El catedrático de economía en Pennsylvania Jesús Fernández-Villaverde, uno de los intelectuales españoles mundialmente reconocidos, ha divulgado esta pasada semana un estudio electoral en el que analiza todas las encuestas nacionales y autonómicas publicadas en España en el último mes. Y las conclusiones demoscópicas que extrae son las siguientes: que PP y PSOE están prácticamente empatados en votos (unos 7,5 millones), con ventaja del PP por aplicación de la Ley electoral, que le proporciona más escaños (unos 130 frente a 110); que Vox crece en votos de forma considerable (sobrepasa los 5 millones), superando los 70 escaños y siendo el partido más votado entre los menores de 60 años; que la suma de PP y Vox puede acercarse a 200 diputados, muy superior a la mayoría necesaria para gobernar (176); que Vox destaca entre los votantes de menor renta (la clase trabajadora) desplazando sorprendentemente a los partidos de la izquierda; y que, de mantenerse su actual progresión, Vox podría sobrepasar al PP en 2-4 años.
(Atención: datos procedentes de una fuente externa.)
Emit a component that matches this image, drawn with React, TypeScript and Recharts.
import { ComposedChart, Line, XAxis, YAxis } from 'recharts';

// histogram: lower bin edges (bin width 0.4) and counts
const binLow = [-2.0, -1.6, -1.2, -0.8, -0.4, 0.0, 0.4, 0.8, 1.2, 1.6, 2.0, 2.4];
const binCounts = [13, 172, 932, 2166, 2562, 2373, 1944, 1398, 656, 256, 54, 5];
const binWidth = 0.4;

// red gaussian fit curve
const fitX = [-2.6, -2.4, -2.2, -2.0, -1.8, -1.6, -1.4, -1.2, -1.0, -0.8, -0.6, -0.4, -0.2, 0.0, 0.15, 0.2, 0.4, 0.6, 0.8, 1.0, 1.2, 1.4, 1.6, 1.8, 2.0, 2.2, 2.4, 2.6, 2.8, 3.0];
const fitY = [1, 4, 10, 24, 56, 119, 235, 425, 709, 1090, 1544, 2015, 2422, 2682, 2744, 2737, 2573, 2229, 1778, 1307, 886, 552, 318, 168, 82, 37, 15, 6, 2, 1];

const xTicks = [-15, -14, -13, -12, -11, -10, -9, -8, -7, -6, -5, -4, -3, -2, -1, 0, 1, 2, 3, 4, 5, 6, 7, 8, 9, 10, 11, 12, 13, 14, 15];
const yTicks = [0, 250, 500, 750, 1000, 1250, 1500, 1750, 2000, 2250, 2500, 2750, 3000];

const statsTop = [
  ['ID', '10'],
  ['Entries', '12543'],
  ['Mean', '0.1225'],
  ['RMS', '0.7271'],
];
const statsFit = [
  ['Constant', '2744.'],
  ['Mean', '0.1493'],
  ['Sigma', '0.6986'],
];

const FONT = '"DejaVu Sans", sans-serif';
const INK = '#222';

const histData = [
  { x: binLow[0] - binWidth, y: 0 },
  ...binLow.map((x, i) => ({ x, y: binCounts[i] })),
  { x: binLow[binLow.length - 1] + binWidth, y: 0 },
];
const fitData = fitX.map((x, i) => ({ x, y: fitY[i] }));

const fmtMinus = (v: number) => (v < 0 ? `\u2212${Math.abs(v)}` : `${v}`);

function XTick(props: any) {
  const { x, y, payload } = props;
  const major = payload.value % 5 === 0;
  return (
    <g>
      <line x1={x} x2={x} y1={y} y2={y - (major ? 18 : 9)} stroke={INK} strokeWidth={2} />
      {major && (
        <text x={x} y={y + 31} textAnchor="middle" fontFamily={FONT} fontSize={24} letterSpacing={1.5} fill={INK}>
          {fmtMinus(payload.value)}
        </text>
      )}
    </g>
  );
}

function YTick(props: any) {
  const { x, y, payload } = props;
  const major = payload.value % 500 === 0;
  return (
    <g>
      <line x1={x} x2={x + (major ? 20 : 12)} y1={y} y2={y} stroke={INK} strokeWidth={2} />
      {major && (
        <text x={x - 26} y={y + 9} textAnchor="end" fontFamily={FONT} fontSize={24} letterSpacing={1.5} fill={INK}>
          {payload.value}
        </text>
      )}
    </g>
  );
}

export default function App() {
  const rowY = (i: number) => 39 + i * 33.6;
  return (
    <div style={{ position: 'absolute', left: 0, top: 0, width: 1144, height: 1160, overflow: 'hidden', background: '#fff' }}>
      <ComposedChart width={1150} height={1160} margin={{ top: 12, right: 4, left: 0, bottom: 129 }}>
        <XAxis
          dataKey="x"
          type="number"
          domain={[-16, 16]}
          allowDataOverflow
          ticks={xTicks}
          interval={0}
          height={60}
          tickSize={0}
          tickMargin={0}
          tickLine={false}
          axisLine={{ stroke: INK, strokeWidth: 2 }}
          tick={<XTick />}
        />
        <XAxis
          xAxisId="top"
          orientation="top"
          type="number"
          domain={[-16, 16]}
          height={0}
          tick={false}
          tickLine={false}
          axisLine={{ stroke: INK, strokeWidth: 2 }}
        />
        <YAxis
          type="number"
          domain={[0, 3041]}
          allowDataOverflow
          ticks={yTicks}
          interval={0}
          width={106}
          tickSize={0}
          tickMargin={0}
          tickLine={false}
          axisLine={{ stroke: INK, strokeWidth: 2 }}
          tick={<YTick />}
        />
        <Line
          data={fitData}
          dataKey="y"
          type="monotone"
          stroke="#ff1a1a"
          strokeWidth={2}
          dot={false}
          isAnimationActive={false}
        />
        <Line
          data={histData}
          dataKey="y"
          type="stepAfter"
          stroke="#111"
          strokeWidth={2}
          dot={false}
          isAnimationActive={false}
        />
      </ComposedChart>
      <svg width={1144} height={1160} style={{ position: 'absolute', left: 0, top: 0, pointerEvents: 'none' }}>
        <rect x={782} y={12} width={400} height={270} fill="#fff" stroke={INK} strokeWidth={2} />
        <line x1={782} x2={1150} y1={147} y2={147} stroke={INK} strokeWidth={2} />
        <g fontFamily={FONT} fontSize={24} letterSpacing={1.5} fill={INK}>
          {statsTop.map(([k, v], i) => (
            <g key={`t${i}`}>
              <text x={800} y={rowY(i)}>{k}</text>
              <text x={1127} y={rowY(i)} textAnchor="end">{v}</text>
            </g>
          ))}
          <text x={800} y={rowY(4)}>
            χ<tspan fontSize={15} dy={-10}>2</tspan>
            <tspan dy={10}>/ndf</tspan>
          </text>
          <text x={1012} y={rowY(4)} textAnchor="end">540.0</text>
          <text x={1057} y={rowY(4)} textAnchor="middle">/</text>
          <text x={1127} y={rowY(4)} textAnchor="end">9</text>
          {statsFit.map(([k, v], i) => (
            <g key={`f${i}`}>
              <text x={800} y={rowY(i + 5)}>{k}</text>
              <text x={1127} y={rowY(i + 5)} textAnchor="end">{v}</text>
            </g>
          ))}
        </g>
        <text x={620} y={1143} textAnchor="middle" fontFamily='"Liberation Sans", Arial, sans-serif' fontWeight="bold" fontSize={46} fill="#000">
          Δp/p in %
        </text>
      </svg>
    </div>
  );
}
Los acontecimientos vividos en Baleares en esta última semana, con la falta de aprobación del techo de gasto mediante una pinza parlamentaria entre Vox y el PSOE que abocará al gobierno de Prohens a prorrogar los presupuestos de 2025, unidos a los desencuentros habituales en otras Comunidades en las que PP y Vox gobiernan mediante acuerdos, ponen de manifiesto la difícil relación entre dos socios mal avenidos pero llamados necesariamente a entenderse, que constituyen la última esperanza de muchos españoles para descabalgar al agonizante sanchismo.
Varios comentaristas actuales han destacado que los planes futuros de Sánchez, cuando probablemente sea derrotado en las próximas elecciones generales (sean cuando sean), son permanecer como jefe de la oposición esperando que los desencuentros entre PP y Vox en un hipotético gobierno de Feijóo le permitan regresar rápidamente al poder.
¿Cuáles son las causas de esa difícil convivencia? En mi opinión, básicamente tres. La primera, que las relaciones entre los partidos de la derecha suelen estar condicionadas por el distorsionado marco discursivo que les impone habitualmente la izquierda. Con su hábil manejo de la propaganda, y su aplastante mayoría en los medios de comunicación públicos, consigue que el miedo a la “ultraderecha” haya calado incluso entre muchos dirigentes del PP, que muestran -con la clara excepción de Ayuso- una torpeza infinita en gestionar sus relaciones con Vox. Tampoco colabora en nada la actual cúpula dirigente del partido verde, que ha expulsado su talento originario (Espinosa de los Monteros, Olona, Ortega Smith, Sánchez del Real, Manso, Steegmann) para sustituirlo por una minoría empresarial con poderosos intereses económicos supeditados a la generosa financiación dispensada por un país extranjero.
La segunda es el exagerado centralismo y egoísmo de Vox, un partido incapaz de atender las peculiaridades regionales de los gobiernos de los que forma parte, que suele supeditar la actuación de sus diputados y concejales a los intereses de la dirección nacional. Ello dificulta la aprobación de propuestas locales interesantes por resultar contrarias a los planes del partido en lugares diferentes. Vox hace, además, siempre primar su obsesión por sobrepasar al PP sobre las conveniencias electorales globales del centro-derecha español.
Y la tercera es la legendaria incapacidad del PP para presentar candidatos valientes que libren una batalla ideológica, defendiendo la economía de mercado, la cultura occidental, la propiedad privada, el bilingüismo, el control de la inmigración ilegal, la separación de poderes, las reglas del Estado de Derecho, el legado de la Transición y los valores constitucionales.
O ambos partidos pactan una hoja de ruta para gobernar conjuntamente España, o derrotar al sanchismo será lo de menos.